§ **Aim of the task**
Copy from the first line below down to and including the line with "var baseA = 675;". Skip the pictures.

§ **Provided data**
+++++
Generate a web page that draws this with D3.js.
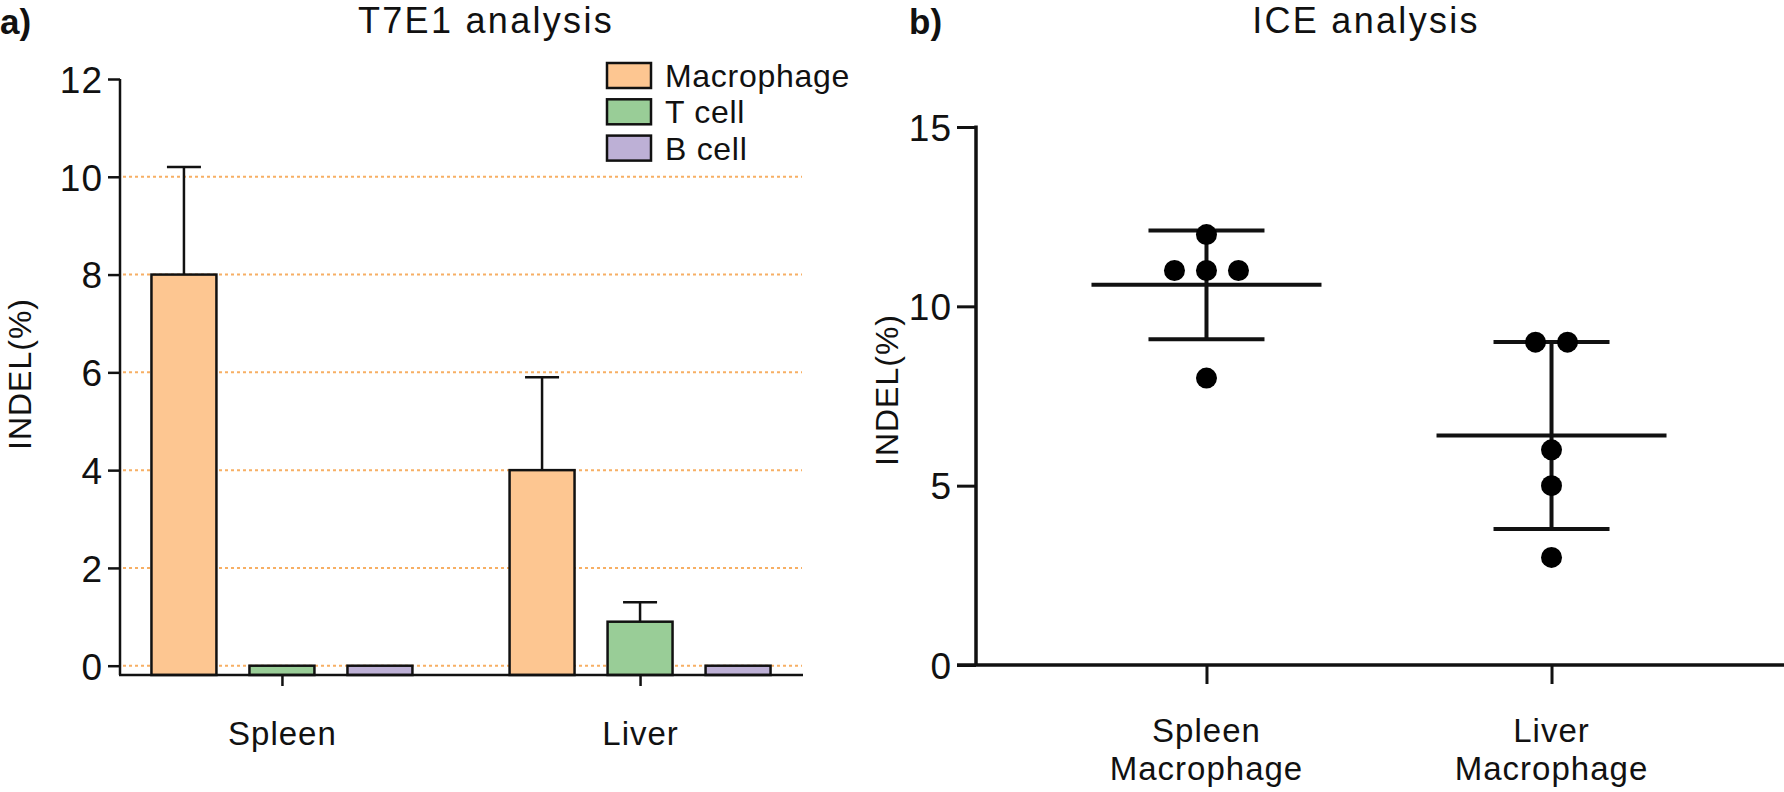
<!DOCTYPE html>
<html>
<head>
<meta charset="utf-8">
<script src="https://cdn.jsdelivr.net/npm/d3@7"></script>
<style>
  body { margin: 0; background: #fff; }
  svg { display: block; font-family: "Liberation Sans", Arial, Helvetica, sans-serif; }
</style>
</head>
<body>
<svg id="chart" width="1784" height="792"></svg>
<script>
// ---- panel a data (T7E1) ----
var groups = ["Spleen", "Liver"];
var cellTypes = ["Macrophage", "T cell", "B cell"];
var t7Means = [[8, 0, 0], [4, 0.9, 0]];
var t7Errors = [[2.2, 0, 0], [1.9, 0.4, 0]];
var t7Ticks = [0, 2, 4, 6, 8, 10, 12];
var t7Grid = [0, 2, 4, 6, 8, 10];
var cellColors = ["#fdc691", "#99cd97", "#bdb0d6"];

// ---- panel b data (ICE) ----
var iceGroups = ["Spleen Macrophage", "Liver Macrophage"];
var iceLabels = [["Spleen", "Macrophage"], ["Liver", "Macrophage"]];
var iceValues = [[12, 11, 11, 11, 8], [9, 9, 6, 5, 3]];
var iceTicks = [0, 5, 10, 15];

var svg = d3.select("#chart");

/* ================= panel a ================= */
var a = svg.append("g");
var ya = d3.scaleLinear().domain([0, 12]).range([665.7, 79]);
var xa = d3.scalePoint().domain(groups).range([119, 803]).padding(0.455);
var xin = d3.scaleBand().domain(cellTypes).range([-147, 147])
  .paddingInner(0.337).paddingOuter(0.1685);
var baseA = 675;

// dotted grid
a.selectAll(".grid").data(t7Grid).enter().append("line")
  .attr("x1", 123).attr("x2", 802)
  .attr("y1", d => ya(d)).attr("y2", d => ya(d))
  .attr("stroke", "#f6a24a").attr("stroke-width", 2)
  .attr("stroke-dasharray", "3,3").attr("opacity", 0.85);

// bars
var bars = [];
groups.forEach(function (g, gi) {
  cellTypes.forEach(function (c, ci) {
    bars.push({ g: g, c: c, ci: ci, v: t7Means[gi][ci], e: t7Errors[gi][ci] });
  });
});

// error bars (upper only)
var eb = a.selectAll(".err").data(bars.filter(d => d.e > 0)).enter().append("g");
eb.append("line")
  .attr("x1", d => xa(d.g) + xin(d.c) + xin.bandwidth() / 2)
  .attr("x2", d => xa(d.g) + xin(d.c) + xin.bandwidth() / 2)
  .attr("y1", d => ya(d.v)).attr("y2", d => ya(d.v + d.e))
  .attr("stroke", "#111").attr("stroke-width", 2.5);
eb.append("line")
  .attr("x1", d => xa(d.g) + xin(d.c) + xin.bandwidth() / 2 - 17)
  .attr("x2", d => xa(d.g) + xin(d.c) + xin.bandwidth() / 2 + 17)
  .attr("y1", d => ya(d.v + d.e)).attr("y2", d => ya(d.v + d.e))
  .attr("stroke", "#111").attr("stroke-width", 2.5);

a.selectAll(".bar").data(bars).enter().append("rect")
  .attr("x", d => xa(d.g) + xin(d.c))
  .attr("width", xin.bandwidth())
  .attr("y", d => ya(d.v))
  .attr("height", d => baseA - ya(d.v))
  .attr("fill", d => cellColors[d.ci])
  .attr("stroke", "#111").attr("stroke-width", 2.5);

// y axis
var yAxisA = a.append("g").attr("transform", "translate(120,0)")
  .call(d3.axisLeft(ya).tickValues(t7Ticks).tickSize(12).tickPadding(5));
yAxisA.select(".domain").remove();
yAxisA.append("line").attr("x1", 0).attr("x2", 0).attr("y1", ya(12)).attr("y2", baseA)
  .attr("stroke", "#111").attr("stroke-width", 2.5);
yAxisA.selectAll(".tick line").attr("stroke", "#111").attr("stroke-width", 2.5);
yAxisA.selectAll(".tick text").attr("fill", "#111").style("font-size", "37px")
  .style("letter-spacing", "1px").attr("dy", "0.36em");

// x axis
var xAxisA = a.append("g").attr("transform", "translate(0," + baseA + ")")
  .call(d3.axisBottom(xa).tickSize(11).tickPadding(36));
xAxisA.select(".domain").remove();
xAxisA.append("line").attr("x1", 119).attr("x2", 803)
  .attr("stroke", "#111").attr("stroke-width", 2.5);
xAxisA.selectAll(".tick line").attr("stroke", "#111").attr("stroke-width", 2.5);
xAxisA.selectAll(".tick text").attr("fill", "#111").style("font-size", "33px")
  .style("letter-spacing", "1px");

// legend
var leg = a.selectAll(".leg").data(cellTypes).enter().append("g")
  .attr("transform", (d, i) => "translate(607," + (63 + i * 36.3) + ")");
leg.append("rect").attr("width", 44).attr("height", 25)
  .attr("fill", (d, i) => cellColors[i]).attr("stroke", "#111").attr("stroke-width", 2.5);
leg.append("text").attr("x", 58).attr("y", 12.5).attr("dy", "0.36em")
  .style("font-size", "32px").style("letter-spacing", "0.7px").attr("fill", "#111")
  .text(d => d);

// labels
a.append("text").attr("transform", "translate(31,374) rotate(-90)")
  .attr("text-anchor", "middle").style("font-size", "32px").style("letter-spacing", "1px")
  .attr("fill", "#111").text("INDEL(%)");
a.append("text").attr("x", 486).attr("y", 33).attr("text-anchor", "middle")
  .style("font-size", "36px").style("letter-spacing", "2.3px").attr("fill", "#111")
  .text("T7E1 analysis");
a.append("text").attr("x", 0).attr("y", 34).style("font-size", "35px")
  .style("font-weight", "bold").attr("fill", "#111").text("a)");

/* ================= panel b ================= */
var b = svg.append("g");
var yb = d3.scaleLinear().domain([0, 15]).range([665, 127]);
var xb = d3.scalePoint().domain(iceGroups).range([976, 1782]).padding(0.668);

// y axis
var yAxisB = b.append("g").attr("transform", "translate(976,0)")
  .call(d3.axisLeft(yb).tickValues(iceTicks).tickSize(19).tickPadding(5));
yAxisB.select(".domain").remove();
yAxisB.append("line").attr("x1", 0).attr("x2", 0).attr("y1", yb(15) - 1.5).attr("y2", yb(0))
  .attr("stroke", "#111").attr("stroke-width", 3.5);
yAxisB.selectAll(".tick line").attr("stroke", "#111").attr("stroke-width", 3);
yAxisB.selectAll(".tick text").attr("fill", "#111").style("font-size", "37px")
  .style("letter-spacing", "1px").attr("dy", "0.36em");

// x axis
var xAxisB = b.append("g").attr("transform", "translate(0," + yb(0) + ")")
  .call(d3.axisBottom(xb).tickSize(19).tickFormat(""));
xAxisB.select(".domain").remove();
xAxisB.append("line").attr("x1", 957).attr("x2", 1784)
  .attr("stroke", "#111").attr("stroke-width", 3.5);
xAxisB.selectAll(".tick line").attr("stroke", "#111").attr("stroke-width", 3);

iceGroups.forEach(function (g, gi) {
  var lab = b.append("text").attr("text-anchor", "middle")
    .style("font-size", "33px").style("letter-spacing", "1px").attr("fill", "#111");
  iceLabels[gi].forEach(function (t, li) {
    lab.append("tspan").attr("x", xb(g)).attr("y", 742 + li * 38).text(t);
  });
});

// mean +/- SD
iceGroups.forEach(function (g, gi) {
  var vals = iceValues[gi];
  var m = d3.mean(vals), sd = d3.deviation(vals);
  var cx = xb(g);
  var st = b.append("g").attr("stroke", "#111").attr("stroke-width", 4);
  st.append("line").attr("x1", cx).attr("x2", cx).attr("y1", yb(m + sd)).attr("y2", yb(m - sd));
  st.append("line").attr("x1", cx - 58).attr("x2", cx + 58).attr("y1", yb(m + sd)).attr("y2", yb(m + sd));
  st.append("line").attr("x1", cx - 58).attr("x2", cx + 58).attr("y1", yb(m - sd)).attr("y2", yb(m - sd));
  st.append("line").attr("x1", cx - 115).attr("x2", cx + 115).attr("y1", yb(m)).attr("y2", yb(m));
});

// points, tied values spread sideways
var pts = [];
iceGroups.forEach(function (g, gi) {
  var counts = d3.rollup(iceValues[gi], v => v.length, d => d);
  var seen = new Map();
  iceValues[gi].forEach(function (v) {
    var n = counts.get(v), k = seen.get(v) || 0;
    seen.set(v, k + 1);
    pts.push({ g: g, v: v, off: (k - (n - 1) / 2) * 32 });
  });
});
b.selectAll(".pt").data(pts).enter().append("circle")
  .attr("cx", d => xb(d.g) + d.off).attr("cy", d => yb(d.v))
  .attr("r", 10.5).attr("fill", "#000");

b.append("text").attr("transform", "translate(898,390) rotate(-90)")
  .attr("text-anchor", "middle").style("font-size", "32px").style("letter-spacing", "1px")
  .attr("fill", "#111").text("INDEL(%)");
b.append("text").attr("x", 1366).attr("y", 33).attr("text-anchor", "middle")
  .style("font-size", "36px").style("letter-spacing", "2.3px").attr("fill", "#111")
  .text("ICE analysis");
b.append("text").attr("x", 909).attr("y", 34).style("font-size", "35px")
  .style("font-weight", "bold").attr("fill", "#111").text("b)");
</script>
</body>
</html>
+++++
§ **Exercise response**
Generate a web page that draws this with D3.js.
<!DOCTYPE html>
<html>
<head>
<meta charset="utf-8">
<script src="https://cdn.jsdelivr.net/npm/d3@7"></script>
<style>
  body { margin: 0; background: #fff; }
  svg { display: block; font-family: "Liberation Sans", Arial, Helvetica, sans-serif; }
</style>
</head>
<body>
<svg id="chart" width="1784" height="792"></svg>
<script>
// ---- panel a data (T7E1) ----
var groups = ["Spleen", "Liver"];
var cellTypes = ["Macrophage", "T cell", "B cell"];
var t7Means = [[8, 0, 0], [4, 0.9, 0]];
var t7Errors = [[2.2, 0, 0], [1.9, 0.4, 0]];
var t7Ticks = [0, 2, 4, 6, 8, 10, 12];
var t7Grid = [0, 2, 4, 6, 8, 10];
var cellColors = ["#fdc691", "#99cd97", "#bdb0d6"];

// ---- panel b data (ICE) ----
var iceGroups = ["Spleen Macrophage", "Liver Macrophage"];
var iceLabels = [["Spleen", "Macrophage"], ["Liver", "Macrophage"]];
var iceValues = [[12, 11, 11, 11, 8], [9, 9, 6, 5, 3]];
var iceTicks = [0, 5, 10, 15];

var svg = d3.select("#chart");

/* ================= panel a ================= */
var a = svg.append("g");
var ya = d3.scaleLinear().domain([0, 12]).range([665.7, 79]);
var xa = d3.scalePoint().domain(groups).range([119, 803]).padding(0.455);
var xin = d3.scaleBand().domain(cellTypes).range([-147, 147])
  .paddingInner(0.337).paddingOuter(0.1685);
var baseA = 675;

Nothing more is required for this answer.